Big Bill Bronzy, uno de los coetáneos de Johnson (de hecho, llegó a tocar en su lugar tras su muerte en el From Spirituals To Swing del Carnegie Hall en 1938), también ensayaba la figura del Bad Nigger; en «When I Been Drinkin» su estoy buscando una mujer que nunca haya sido besada, quizá nos llevemos bien y no tenga que usar mi puño era, cuanto menos, fácil de malinterpretar. Skip James, conocido por su extraordinaria técnica de fingerpicking, compuso «Crow Jane», una canción en la que se compraba una pistola y, casualmente, su mujer moría de un disparo por llevar la cabeza muy alta; también fue el autor de «Devil Got My Woman», en la que aseguraba que prefería ser el diablo al hombre de una mujer. Misoginia en su estado más puro, sin cortar.

Tampoco es una cuestión exclusiva de género ni de raza. No del todo. Johnny Cash, que más tarde se redimió, ya lo cantaba en aquel clásico country que hizo suyo en sus discos grabados en directo en las prisiones de Folsom y San Quentin; I can’t forget the day I shot that bad bitch down, cantaba hacia el final en una «Cocaine blues» que, de hecho, tenía más de rockabilly que de blues. En su caso, habría que precisar, la interpretación es más evidente ya que juega a narrar en primera persona la historia de Willy Lee (oh yes, oh yes, my name is Willy Lee, canta Cash). La canción era una (re)reinterpretación de la que T. J. Red Arnall había hecho de «Little Sadie», un tema popular que a principios del siglo XXI ya hablaba de los acontecimientos posteriores a que (Bad) Lee Brown disparara a su mujer. Desde luego, no es un pecado exclusivo del blues; en todo el espectro existente entre los Beatles y los Rolling Stones, ambos incluidos, pocos son libres de tirar la primera piedra.

También es cierto, sin embargo, que en los comienzos del blues registrado existía una tendencia casi imperceptible que condenaba este tipo de letras. Blind Blake, fundamental en la técnica del Piedmont Blues hasta que murió en 1934, grabó canciones como «Ain’t Gonna Do That No More», en la que denunciaba una agresión machista: vi a un hombre cuando golpeaba a su mujer en la cara, le dije: ¿no sabes que eso es una deshonra? Tú, matón, estoy sorprendido. ¿Por qué no coges a uno de tu tamaño?. Incluso Robert Johnson, cuyo universo lírico era bastante evidente en este sentido, tenía algún desliz en su propia filosofía; hay que recuperar y atesorar con el celo que requiere la excepción la letra de «When You Got a Good Friend», en la que Johnson hablaba de tratarla bien y reconocía que no sabía por qué la había maltratado.

La línea entre la ficción más o menos autorizada, las licencias artísticas y el sexismo en bruto es fácil de mover en cualquiera de las posiciones del debate.

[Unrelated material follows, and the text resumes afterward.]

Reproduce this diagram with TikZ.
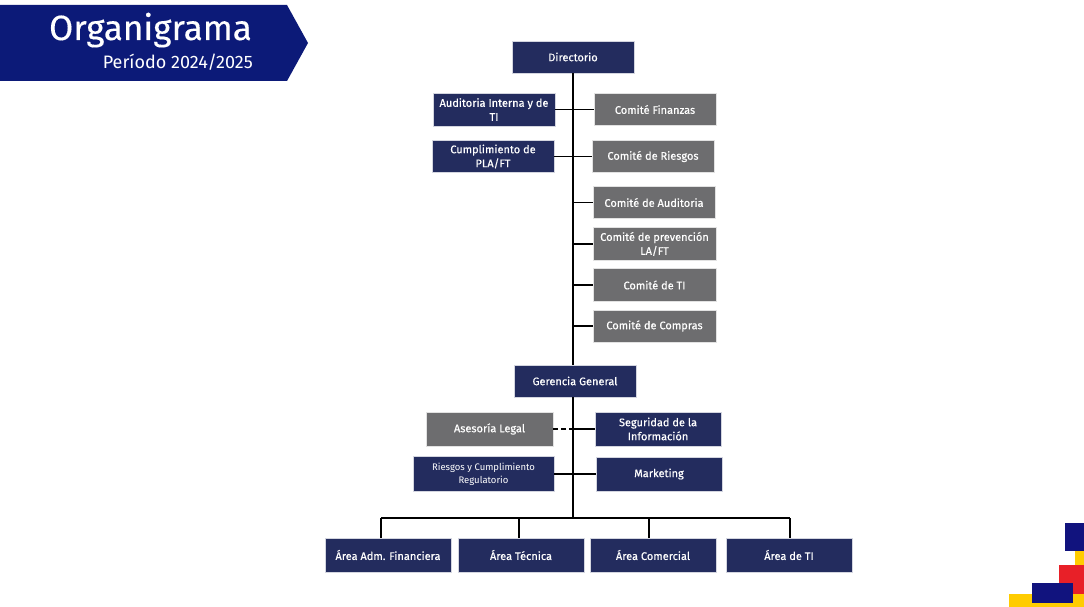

A eso se acogió Loquillo, por ejemplo, en «La Mataré»; distinto fue lo del «Sí, Sí» de Los Ronaldos, que fueron denunciados en 1988 por su tendría que cogerte, desnudarte, pegarte y luego violarte hasta que digas sí, y ya sólo puede ser interpretada extirpando esa frase (el estribillo, nada menos) por apología de la violencia machista.

Hoy, aunque cabría pensar que es complicado reproducir la impunidad lírica de aquellos primeros años de blues en los que figuras de la trascendencia de Sonny Boy Williamson podían cantar con tranquilidad aquello de si le das con el látigo cuando ella lo necesite, el juez no te dejará explicarte en «All My Love In Vain», seguimos sin estar demasiado lejos a tenor de canciones como «Bitch, I love you», de Black Joe Lewis & The Honeybears; en su blues formal, Lewis habla como un auténtico Bad Nigger de principios del siglo XX y amenaza: puta, no me hagas partirte la boca. El legado recibido de parte de un género, no de todo ni mucho menos, que uno elige si perpetuar: la herencia selectiva.